• **Requirement**: Extract the whole listing as it stands. Do not include the pictures.
···
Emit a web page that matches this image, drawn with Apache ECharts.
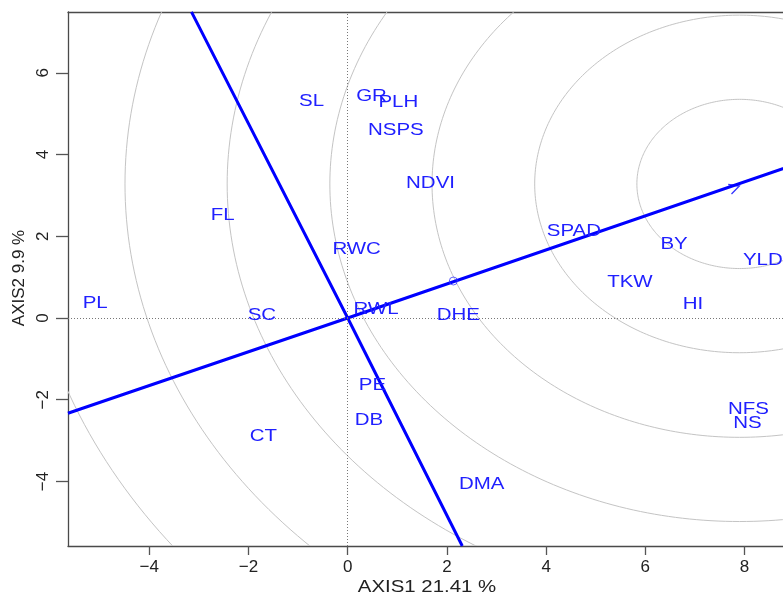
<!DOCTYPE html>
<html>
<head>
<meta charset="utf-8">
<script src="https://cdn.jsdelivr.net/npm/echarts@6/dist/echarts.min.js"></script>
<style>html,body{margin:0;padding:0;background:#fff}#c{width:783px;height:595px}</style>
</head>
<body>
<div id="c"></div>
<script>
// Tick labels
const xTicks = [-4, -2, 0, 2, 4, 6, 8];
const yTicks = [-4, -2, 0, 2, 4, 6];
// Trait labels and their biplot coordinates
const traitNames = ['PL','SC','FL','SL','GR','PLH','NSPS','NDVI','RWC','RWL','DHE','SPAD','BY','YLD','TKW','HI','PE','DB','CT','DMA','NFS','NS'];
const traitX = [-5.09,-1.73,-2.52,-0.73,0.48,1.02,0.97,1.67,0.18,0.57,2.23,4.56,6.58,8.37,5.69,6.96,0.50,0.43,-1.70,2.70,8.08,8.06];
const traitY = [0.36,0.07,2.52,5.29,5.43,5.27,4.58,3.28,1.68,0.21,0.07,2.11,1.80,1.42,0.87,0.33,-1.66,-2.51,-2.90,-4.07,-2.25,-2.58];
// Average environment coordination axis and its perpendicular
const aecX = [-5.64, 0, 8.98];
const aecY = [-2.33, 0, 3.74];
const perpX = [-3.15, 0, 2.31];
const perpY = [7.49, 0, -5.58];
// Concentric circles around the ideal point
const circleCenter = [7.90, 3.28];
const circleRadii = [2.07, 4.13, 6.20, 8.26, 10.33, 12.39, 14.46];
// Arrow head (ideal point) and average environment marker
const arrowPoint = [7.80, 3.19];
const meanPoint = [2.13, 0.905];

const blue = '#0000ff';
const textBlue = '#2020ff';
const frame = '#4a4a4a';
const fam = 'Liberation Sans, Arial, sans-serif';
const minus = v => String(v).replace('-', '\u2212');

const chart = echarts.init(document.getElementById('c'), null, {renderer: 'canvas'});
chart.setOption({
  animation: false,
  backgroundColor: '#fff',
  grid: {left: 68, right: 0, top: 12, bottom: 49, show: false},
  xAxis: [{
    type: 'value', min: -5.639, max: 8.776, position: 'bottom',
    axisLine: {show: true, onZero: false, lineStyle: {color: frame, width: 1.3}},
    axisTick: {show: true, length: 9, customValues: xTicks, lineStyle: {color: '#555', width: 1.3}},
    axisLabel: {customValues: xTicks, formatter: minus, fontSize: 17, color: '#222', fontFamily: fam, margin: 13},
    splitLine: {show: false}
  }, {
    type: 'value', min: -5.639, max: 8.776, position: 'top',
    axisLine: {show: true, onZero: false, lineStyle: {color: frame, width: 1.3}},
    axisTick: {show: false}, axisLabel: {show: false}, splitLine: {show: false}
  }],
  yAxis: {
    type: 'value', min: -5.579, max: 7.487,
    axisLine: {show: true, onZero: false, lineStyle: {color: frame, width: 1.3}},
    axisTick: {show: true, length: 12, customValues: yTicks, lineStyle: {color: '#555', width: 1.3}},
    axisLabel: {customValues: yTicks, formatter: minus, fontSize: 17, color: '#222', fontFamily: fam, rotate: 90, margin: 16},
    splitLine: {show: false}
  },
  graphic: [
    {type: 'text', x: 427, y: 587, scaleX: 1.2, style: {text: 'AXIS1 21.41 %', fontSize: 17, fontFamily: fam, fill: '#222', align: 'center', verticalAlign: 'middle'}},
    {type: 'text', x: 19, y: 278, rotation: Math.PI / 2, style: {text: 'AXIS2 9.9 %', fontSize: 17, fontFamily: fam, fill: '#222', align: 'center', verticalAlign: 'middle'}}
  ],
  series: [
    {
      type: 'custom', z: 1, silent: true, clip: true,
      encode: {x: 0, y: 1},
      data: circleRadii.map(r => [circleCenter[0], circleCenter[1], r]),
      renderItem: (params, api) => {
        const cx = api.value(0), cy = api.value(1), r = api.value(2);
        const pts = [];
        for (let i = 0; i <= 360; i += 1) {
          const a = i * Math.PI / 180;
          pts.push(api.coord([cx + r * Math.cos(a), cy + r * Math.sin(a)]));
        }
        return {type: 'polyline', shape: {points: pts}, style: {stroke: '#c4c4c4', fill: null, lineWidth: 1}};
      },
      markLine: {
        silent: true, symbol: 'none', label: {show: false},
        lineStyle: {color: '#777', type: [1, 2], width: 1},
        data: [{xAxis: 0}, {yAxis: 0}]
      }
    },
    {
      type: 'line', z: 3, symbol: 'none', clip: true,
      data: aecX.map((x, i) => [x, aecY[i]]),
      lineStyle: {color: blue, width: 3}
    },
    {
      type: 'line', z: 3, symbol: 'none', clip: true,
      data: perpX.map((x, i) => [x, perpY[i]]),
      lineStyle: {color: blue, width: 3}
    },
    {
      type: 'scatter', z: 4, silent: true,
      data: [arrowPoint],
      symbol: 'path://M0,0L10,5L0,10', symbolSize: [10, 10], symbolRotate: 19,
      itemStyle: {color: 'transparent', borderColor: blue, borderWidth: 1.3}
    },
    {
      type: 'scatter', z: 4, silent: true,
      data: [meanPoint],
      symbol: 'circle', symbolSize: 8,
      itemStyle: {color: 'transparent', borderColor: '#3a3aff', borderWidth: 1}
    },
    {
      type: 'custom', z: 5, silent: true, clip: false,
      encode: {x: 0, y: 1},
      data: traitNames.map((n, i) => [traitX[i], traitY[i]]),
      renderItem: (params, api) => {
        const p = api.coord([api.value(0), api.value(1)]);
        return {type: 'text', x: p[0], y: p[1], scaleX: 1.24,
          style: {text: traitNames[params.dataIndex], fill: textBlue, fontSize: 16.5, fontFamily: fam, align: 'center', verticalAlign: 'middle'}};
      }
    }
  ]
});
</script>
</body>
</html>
···
• **Final answer**:
Emit a web page that matches this image, drawn with Apache ECharts.
<!DOCTYPE html>
<html>
<head>
<meta charset="utf-8">
<script src="https://cdn.jsdelivr.net/npm/echarts@6/dist/echarts.min.js"></script>
<style>html,body{margin:0;padding:0;background:#fff}#c{width:783px;height:595px}</style>
</head>
<body>
<div id="c"></div>
<script>
// Tick labels
const xTicks = [-4, -2, 0, 2, 4, 6, 8];
const yTicks = [-4, -2, 0, 2, 4, 6];
// Trait labels and their biplot coordinates
const traitNames = ['PL','SC','FL','SL','GR','PLH','NSPS','NDVI','RWC','RWL','DHE','SPAD','BY','YLD','TKW','HI','PE','DB','CT','DMA','NFS','NS'];
const traitX = [-5.09,-1.73,-2.52,-0.73,0.48,1.02,0.97,1.67,0.18,0.57,2.23,4.56,6.58,8.37,5.69,6.96,0.50,0.43,-1.70,2.70,8.08,8.06];
const traitY = [0.36,0.07,2.52,5.29,5.43,5.27,4.58,3.28,1.68,0.21,0.07,2.11,1.80,1.42,0.87,0.33,-1.66,-2.51,-2.90,-4.07,-2.25,-2.58];
// Average environment coordination axis and its perpendicular
const aecX = [-5.64, 0, 8.98];
const aecY = [-2.33, 0, 3.74];
const perpX = [-3.15, 0, 2.31];
const perpY = [7.49, 0, -5.58];
// Concentric circles around the ideal point
const circleCenter = [7.90, 3.28];
const circleRadii = [2.07, 4.13, 6.20, 8.26, 10.33, 12.39, 14.46];
// Arrow head (ideal point) and average environment marker
const arrowPoint = [7.80, 3.19];
const meanPoint = [2.13, 0.905];

const blue = '#0000ff';
const textBlue = '#2020ff';
const frame = '#4a4a4a';
const fam = 'Liberation Sans, Arial, sans-serif';
const minus = v => String(v).replace('-', '\u2212');

const chart = echarts.init(document.getElementById('c'), null, {renderer: 'canvas'});
chart.setOption({
  animation: false,
  backgroundColor: '#fff',
  grid: {left: 68, right: 0, top: 12, bottom: 49, show: false},
  xAxis: [{
    type: 'value', min: -5.639, max: 8.776, position: 'bottom',
    axisLine: {show: true, onZero: false, lineStyle: {color: frame, width: 1.3}},
    axisTick: {show: true, length: 9, customValues: xTicks, lineStyle: {color: '#555', width: 1.3}},
    axisLabel: {customValues: xTicks, formatter: minus, fontSize: 17, color: '#222', fontFamily: fam, margin: 13},
    splitLine: {show: false}
  }, {
    type: 'value', min: -5.639, max: 8.776, position: 'top',
    axisLine: {show: true, onZero: false, lineStyle: {color: frame, width: 1.3}},
    axisTick: {show: false}, axisLabel: {show: false}, splitLine: {show: false}
  }],
  yAxis: {
    type: 'value', min: -5.579, max: 7.487,
    axisLine: {show: true, onZero: false, lineStyle: {color: frame, width: 1.3}},
    axisTick: {show: true, length: 12, customValues: yTicks, lineStyle: {color: '#555', width: 1.3}},
    axisLabel: {customValues: yTicks, formatter: minus, fontSize: 17, color: '#222', fontFamily: fam, rotate: 90, margin: 16},
    splitLine: {show: false}
  },
  graphic: [
    {type: 'text', x: 427, y: 587, scaleX: 1.2, style: {text: 'AXIS1 21.41 %', fontSize: 17, fontFamily: fam, fill: '#222', align: 'center', verticalAlign: 'middle'}},
    {type: 'text', x: 19, y: 278, rotation: Math.PI / 2, style: {text: 'AXIS2 9.9 %', fontSize: 17, fontFamily: fam, fill: '#222', align: 'center', verticalAlign: 'middle'}}
  ],
  series: [
    {
      type: 'custom', z: 1, silent: true, clip: true,
      encode: {x: 0, y: 1},
      data: circleRadii.map(r => [circleCenter[0], circleCenter[1], r]),
      renderItem: (params, api) => {
        const cx = api.value(0), cy = api.value(1), r = api.value(2);
        const pts = [];
        for (let i = 0; i <= 360; i += 1) {
          const a = i * Math.PI / 180;
          pts.push(api.coord([cx + r * Math.cos(a), cy + r * Math.sin(a)]));
        }
        return {type: 'polyline', shape: {points: pts}, style: {stroke: '#c4c4c4', fill: null, lineWidth: 1}};
      },
      markLine: {
        silent: true, symbol: 'none', label: {show: false},
        lineStyle: {color: '#777', type: [1, 2], width: 1},
        data: [{xAxis: 0}, {yAxis: 0}]
      }
    },
    {
      type: 'line', z: 3, symbol: 'none', clip: true,
      data: aecX.map((x, i) => [x, aecY[i]]),
      lineStyle: {color: blue, width: 3}
    },
    {
      type: 'line', z: 3, symbol: 'none', clip: true,
      data: perpX.map((x, i) => [x, perpY[i]]),
      lineStyle: {color: blue, width: 3}
    },
    {
      type: 'scatter', z: 4, silent: true,
      data: [arrowPoint],
      symbol: 'path://M0,0L10,5L0,10', symbolSize: [10, 10], symbolRotate: 19,
      itemStyle: {color: 'transparent', borderColor: blue, borderWidth: 1.3}
    },
    {
      type: 'scatter', z: 4, silent: true,
      data: [meanPoint],
      symbol: 'circle', symbolSize: 8,
      itemStyle: {color: 'transparent', borderColor: '#3a3aff', borderWidth: 1}
    },
    {
      type: 'custom', z: 5, silent: true, clip: false,
      encode: {x: 0, y: 1},
      data: traitNames.map((n, i) => [traitX[i], traitY[i]]),
      renderItem: (params, api) => {
        const p = api.coord([api.value(0), api.value(1)]);
        return {type: 'text', x: p[0], y: p[1], scaleX: 1.24,
          style: {text: traitNames[params.dataIndex], fill: textBlue, fontSize: 16.5, fontFamily: fam, align: 'center', verticalAlign: 'middle'}};
      }
    }
  ]
});
</script>
</body>
</html>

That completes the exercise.